DataFusion
A general-purpose analytical engine with built-in vector processing capabilities, excelling at traditional analytical workloads and efficient handling of vector operations. It is an example of a vector engine.
About this tool
Apache DataFusion
Apache DataFusion is an extensible query engine written in Rust that uses Apache Arrow as its in-memory format.

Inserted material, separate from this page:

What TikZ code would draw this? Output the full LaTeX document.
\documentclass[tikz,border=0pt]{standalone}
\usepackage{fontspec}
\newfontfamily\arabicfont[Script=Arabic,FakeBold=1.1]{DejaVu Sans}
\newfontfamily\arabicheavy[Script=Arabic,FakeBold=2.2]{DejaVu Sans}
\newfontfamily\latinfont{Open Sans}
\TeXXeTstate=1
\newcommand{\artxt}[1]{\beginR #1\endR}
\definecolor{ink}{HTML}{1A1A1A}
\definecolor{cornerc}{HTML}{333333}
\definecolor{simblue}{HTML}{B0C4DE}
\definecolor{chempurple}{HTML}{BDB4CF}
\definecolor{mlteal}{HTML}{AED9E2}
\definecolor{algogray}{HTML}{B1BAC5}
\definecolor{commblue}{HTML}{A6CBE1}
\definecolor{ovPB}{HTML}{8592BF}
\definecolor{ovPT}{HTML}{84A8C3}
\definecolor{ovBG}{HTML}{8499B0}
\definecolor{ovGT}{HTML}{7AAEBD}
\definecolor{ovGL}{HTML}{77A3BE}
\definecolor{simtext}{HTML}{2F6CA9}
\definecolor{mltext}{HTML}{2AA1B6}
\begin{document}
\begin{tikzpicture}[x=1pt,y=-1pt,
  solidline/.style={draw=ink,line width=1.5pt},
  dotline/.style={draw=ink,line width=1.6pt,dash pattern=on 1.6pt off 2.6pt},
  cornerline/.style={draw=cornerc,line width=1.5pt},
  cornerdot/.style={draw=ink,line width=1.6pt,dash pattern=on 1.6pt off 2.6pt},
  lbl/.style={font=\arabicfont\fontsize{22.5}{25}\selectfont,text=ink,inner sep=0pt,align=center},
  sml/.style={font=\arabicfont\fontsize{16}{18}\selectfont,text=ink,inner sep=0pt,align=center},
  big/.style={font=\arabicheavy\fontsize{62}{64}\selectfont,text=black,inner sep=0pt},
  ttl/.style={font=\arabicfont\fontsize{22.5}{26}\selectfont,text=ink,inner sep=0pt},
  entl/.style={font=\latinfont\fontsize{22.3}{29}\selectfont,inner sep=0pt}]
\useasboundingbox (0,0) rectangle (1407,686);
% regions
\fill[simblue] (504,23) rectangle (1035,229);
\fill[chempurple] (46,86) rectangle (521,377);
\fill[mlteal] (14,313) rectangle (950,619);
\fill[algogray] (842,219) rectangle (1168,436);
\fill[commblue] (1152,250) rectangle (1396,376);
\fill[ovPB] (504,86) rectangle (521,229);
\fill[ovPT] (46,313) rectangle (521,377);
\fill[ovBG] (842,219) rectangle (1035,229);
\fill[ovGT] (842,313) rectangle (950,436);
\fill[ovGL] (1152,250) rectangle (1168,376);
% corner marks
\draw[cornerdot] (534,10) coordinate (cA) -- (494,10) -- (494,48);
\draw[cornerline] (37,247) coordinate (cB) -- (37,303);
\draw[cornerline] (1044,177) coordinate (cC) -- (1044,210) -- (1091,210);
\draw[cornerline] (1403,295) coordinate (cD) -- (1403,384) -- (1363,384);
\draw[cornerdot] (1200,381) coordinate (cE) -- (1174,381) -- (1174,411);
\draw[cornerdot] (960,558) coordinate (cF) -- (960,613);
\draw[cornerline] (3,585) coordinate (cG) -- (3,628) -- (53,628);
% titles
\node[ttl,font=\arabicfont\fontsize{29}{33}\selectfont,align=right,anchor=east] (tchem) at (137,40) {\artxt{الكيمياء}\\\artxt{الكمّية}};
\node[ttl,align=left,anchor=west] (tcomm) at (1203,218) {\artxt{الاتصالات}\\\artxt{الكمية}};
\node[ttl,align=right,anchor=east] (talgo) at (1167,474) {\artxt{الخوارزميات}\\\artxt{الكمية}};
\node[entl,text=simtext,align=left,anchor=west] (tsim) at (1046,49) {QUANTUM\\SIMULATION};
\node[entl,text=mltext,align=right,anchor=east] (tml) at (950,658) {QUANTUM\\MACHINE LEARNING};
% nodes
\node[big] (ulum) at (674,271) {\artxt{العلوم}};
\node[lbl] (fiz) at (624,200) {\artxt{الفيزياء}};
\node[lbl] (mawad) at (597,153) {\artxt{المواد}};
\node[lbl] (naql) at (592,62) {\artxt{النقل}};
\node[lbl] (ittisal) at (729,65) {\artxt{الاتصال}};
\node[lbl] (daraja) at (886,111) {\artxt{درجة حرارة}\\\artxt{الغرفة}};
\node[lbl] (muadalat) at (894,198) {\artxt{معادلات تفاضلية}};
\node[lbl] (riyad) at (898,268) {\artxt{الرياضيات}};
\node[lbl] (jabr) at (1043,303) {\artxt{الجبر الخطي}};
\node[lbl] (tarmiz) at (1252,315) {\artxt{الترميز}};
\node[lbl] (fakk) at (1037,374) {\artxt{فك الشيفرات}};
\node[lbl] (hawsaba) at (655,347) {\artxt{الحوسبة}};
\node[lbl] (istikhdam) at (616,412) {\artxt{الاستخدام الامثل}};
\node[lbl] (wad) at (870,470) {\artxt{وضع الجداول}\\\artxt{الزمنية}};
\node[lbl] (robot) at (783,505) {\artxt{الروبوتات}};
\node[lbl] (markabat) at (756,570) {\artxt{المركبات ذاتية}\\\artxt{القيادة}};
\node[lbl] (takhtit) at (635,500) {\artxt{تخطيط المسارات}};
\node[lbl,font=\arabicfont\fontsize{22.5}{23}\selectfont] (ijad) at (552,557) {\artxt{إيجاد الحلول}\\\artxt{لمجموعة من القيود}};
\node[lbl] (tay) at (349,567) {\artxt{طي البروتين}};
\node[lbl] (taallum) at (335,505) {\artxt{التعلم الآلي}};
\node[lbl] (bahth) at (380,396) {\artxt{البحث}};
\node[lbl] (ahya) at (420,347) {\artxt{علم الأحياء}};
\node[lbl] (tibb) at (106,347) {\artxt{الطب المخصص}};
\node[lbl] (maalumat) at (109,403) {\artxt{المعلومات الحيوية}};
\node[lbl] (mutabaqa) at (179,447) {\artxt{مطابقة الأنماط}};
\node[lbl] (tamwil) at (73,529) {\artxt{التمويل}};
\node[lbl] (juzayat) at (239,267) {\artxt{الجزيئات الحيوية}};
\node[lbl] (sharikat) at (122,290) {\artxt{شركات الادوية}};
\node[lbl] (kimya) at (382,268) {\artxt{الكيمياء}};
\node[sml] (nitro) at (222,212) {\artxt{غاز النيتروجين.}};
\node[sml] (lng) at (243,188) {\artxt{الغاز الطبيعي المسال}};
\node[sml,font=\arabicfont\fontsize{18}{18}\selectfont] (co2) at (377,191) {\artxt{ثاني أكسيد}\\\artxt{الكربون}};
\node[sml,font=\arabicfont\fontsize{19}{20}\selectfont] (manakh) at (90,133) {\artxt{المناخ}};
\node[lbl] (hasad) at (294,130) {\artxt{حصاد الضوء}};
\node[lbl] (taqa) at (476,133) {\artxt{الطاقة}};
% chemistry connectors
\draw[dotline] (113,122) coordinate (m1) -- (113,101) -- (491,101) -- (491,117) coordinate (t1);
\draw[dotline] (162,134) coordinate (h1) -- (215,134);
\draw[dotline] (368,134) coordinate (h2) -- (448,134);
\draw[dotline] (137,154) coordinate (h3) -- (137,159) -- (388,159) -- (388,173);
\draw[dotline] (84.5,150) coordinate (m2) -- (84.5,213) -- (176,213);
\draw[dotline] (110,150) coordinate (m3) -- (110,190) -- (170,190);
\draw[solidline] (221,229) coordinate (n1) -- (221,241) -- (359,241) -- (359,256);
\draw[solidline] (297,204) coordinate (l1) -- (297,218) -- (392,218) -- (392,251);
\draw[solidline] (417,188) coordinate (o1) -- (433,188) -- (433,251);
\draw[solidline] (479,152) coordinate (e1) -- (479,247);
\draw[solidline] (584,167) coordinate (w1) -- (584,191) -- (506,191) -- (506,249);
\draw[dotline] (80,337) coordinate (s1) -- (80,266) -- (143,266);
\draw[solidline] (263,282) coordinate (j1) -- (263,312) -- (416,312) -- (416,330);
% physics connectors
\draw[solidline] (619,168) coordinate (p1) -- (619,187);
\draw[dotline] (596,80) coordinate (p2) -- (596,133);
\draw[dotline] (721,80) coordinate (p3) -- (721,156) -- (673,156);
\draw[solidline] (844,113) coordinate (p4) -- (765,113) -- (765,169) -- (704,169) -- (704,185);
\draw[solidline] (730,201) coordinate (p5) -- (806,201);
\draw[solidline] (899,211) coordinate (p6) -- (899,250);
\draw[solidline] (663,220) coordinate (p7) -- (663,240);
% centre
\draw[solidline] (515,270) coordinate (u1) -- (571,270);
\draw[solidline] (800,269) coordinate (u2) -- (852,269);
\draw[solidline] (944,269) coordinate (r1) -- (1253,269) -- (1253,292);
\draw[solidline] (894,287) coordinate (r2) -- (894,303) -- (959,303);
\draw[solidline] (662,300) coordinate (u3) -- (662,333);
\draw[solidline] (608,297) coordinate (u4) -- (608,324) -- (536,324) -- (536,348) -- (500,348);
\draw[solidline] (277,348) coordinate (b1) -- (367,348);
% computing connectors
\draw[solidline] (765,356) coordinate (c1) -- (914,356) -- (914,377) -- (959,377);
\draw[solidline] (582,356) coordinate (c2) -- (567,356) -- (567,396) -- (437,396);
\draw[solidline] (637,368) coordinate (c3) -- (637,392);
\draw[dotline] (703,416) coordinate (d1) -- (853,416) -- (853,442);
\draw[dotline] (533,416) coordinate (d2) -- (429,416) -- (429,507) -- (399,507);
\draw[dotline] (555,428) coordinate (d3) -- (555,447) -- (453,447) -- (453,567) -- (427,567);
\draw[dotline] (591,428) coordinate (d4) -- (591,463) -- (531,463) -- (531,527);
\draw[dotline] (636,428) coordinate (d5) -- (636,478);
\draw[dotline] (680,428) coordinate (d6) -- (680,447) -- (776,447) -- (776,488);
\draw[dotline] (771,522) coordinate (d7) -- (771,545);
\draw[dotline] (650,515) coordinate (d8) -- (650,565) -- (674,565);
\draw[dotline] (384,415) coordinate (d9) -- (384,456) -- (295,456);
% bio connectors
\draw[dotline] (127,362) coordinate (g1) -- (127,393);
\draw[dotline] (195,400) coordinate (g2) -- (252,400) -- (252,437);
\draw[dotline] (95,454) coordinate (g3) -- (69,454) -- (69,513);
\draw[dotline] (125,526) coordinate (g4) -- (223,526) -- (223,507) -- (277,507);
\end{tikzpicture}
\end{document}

It provides libraries and binaries for developers to build fast and feature-rich database and analytic systems customized to particular workloads.
Features
- Extensible Query Engine: Written in Rust, utilizing Apache Arrow as its in-memory format.
- APIs: Offers both SQL and DataFrame APIs.

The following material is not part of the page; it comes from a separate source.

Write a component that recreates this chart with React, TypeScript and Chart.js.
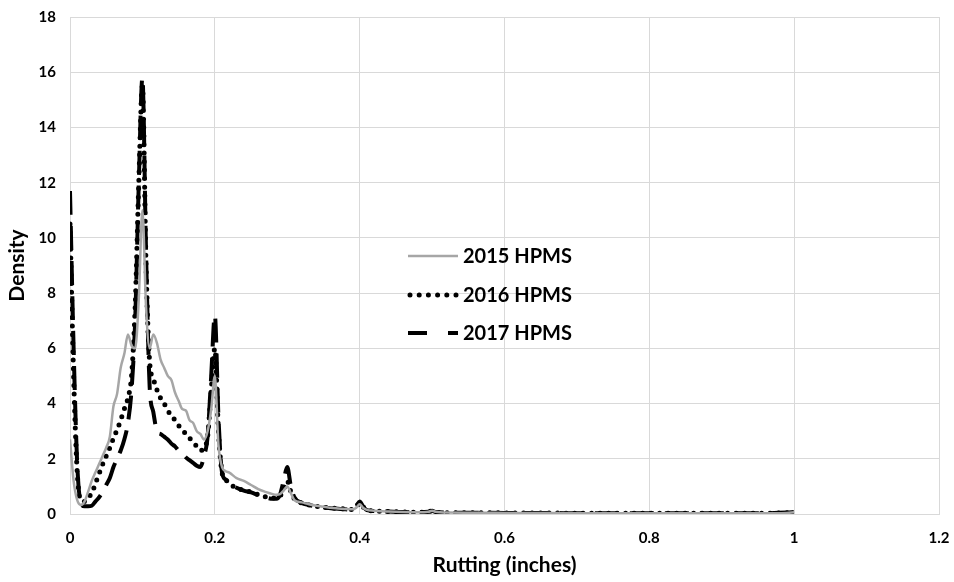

- Performance: Excellent performance, as highlighted by benchmarks.
- Built-in Format Support: Supports CSV, Parquet, JSON, and Avro data formats out of the box.
- Customization: Extensive customization options, allowing for additional data sources, query languages, functions, and custom operators.
- Query Planner: Features a full query planner.
- Execution Engine: Includes a columnar, streaming, multi-threaded, vectorized execution engine.
- Partitioned Data Sources: Supports partitioned data sources.
- Python Bindings: Python Bindings are available for integration.
Related Subprojects
- DataFusion Python: Provides a Python interface for SQL and DataFrame queries.
- DataFusion Ray: Offers a distributed version of DataFusion that scales out on Ray clusters.
- DataFusion Comet: An accelerator for Apache Spark based on DataFusion.
Pricing
As an Apache Software Foundation project, DataFusion is open-source and free to use.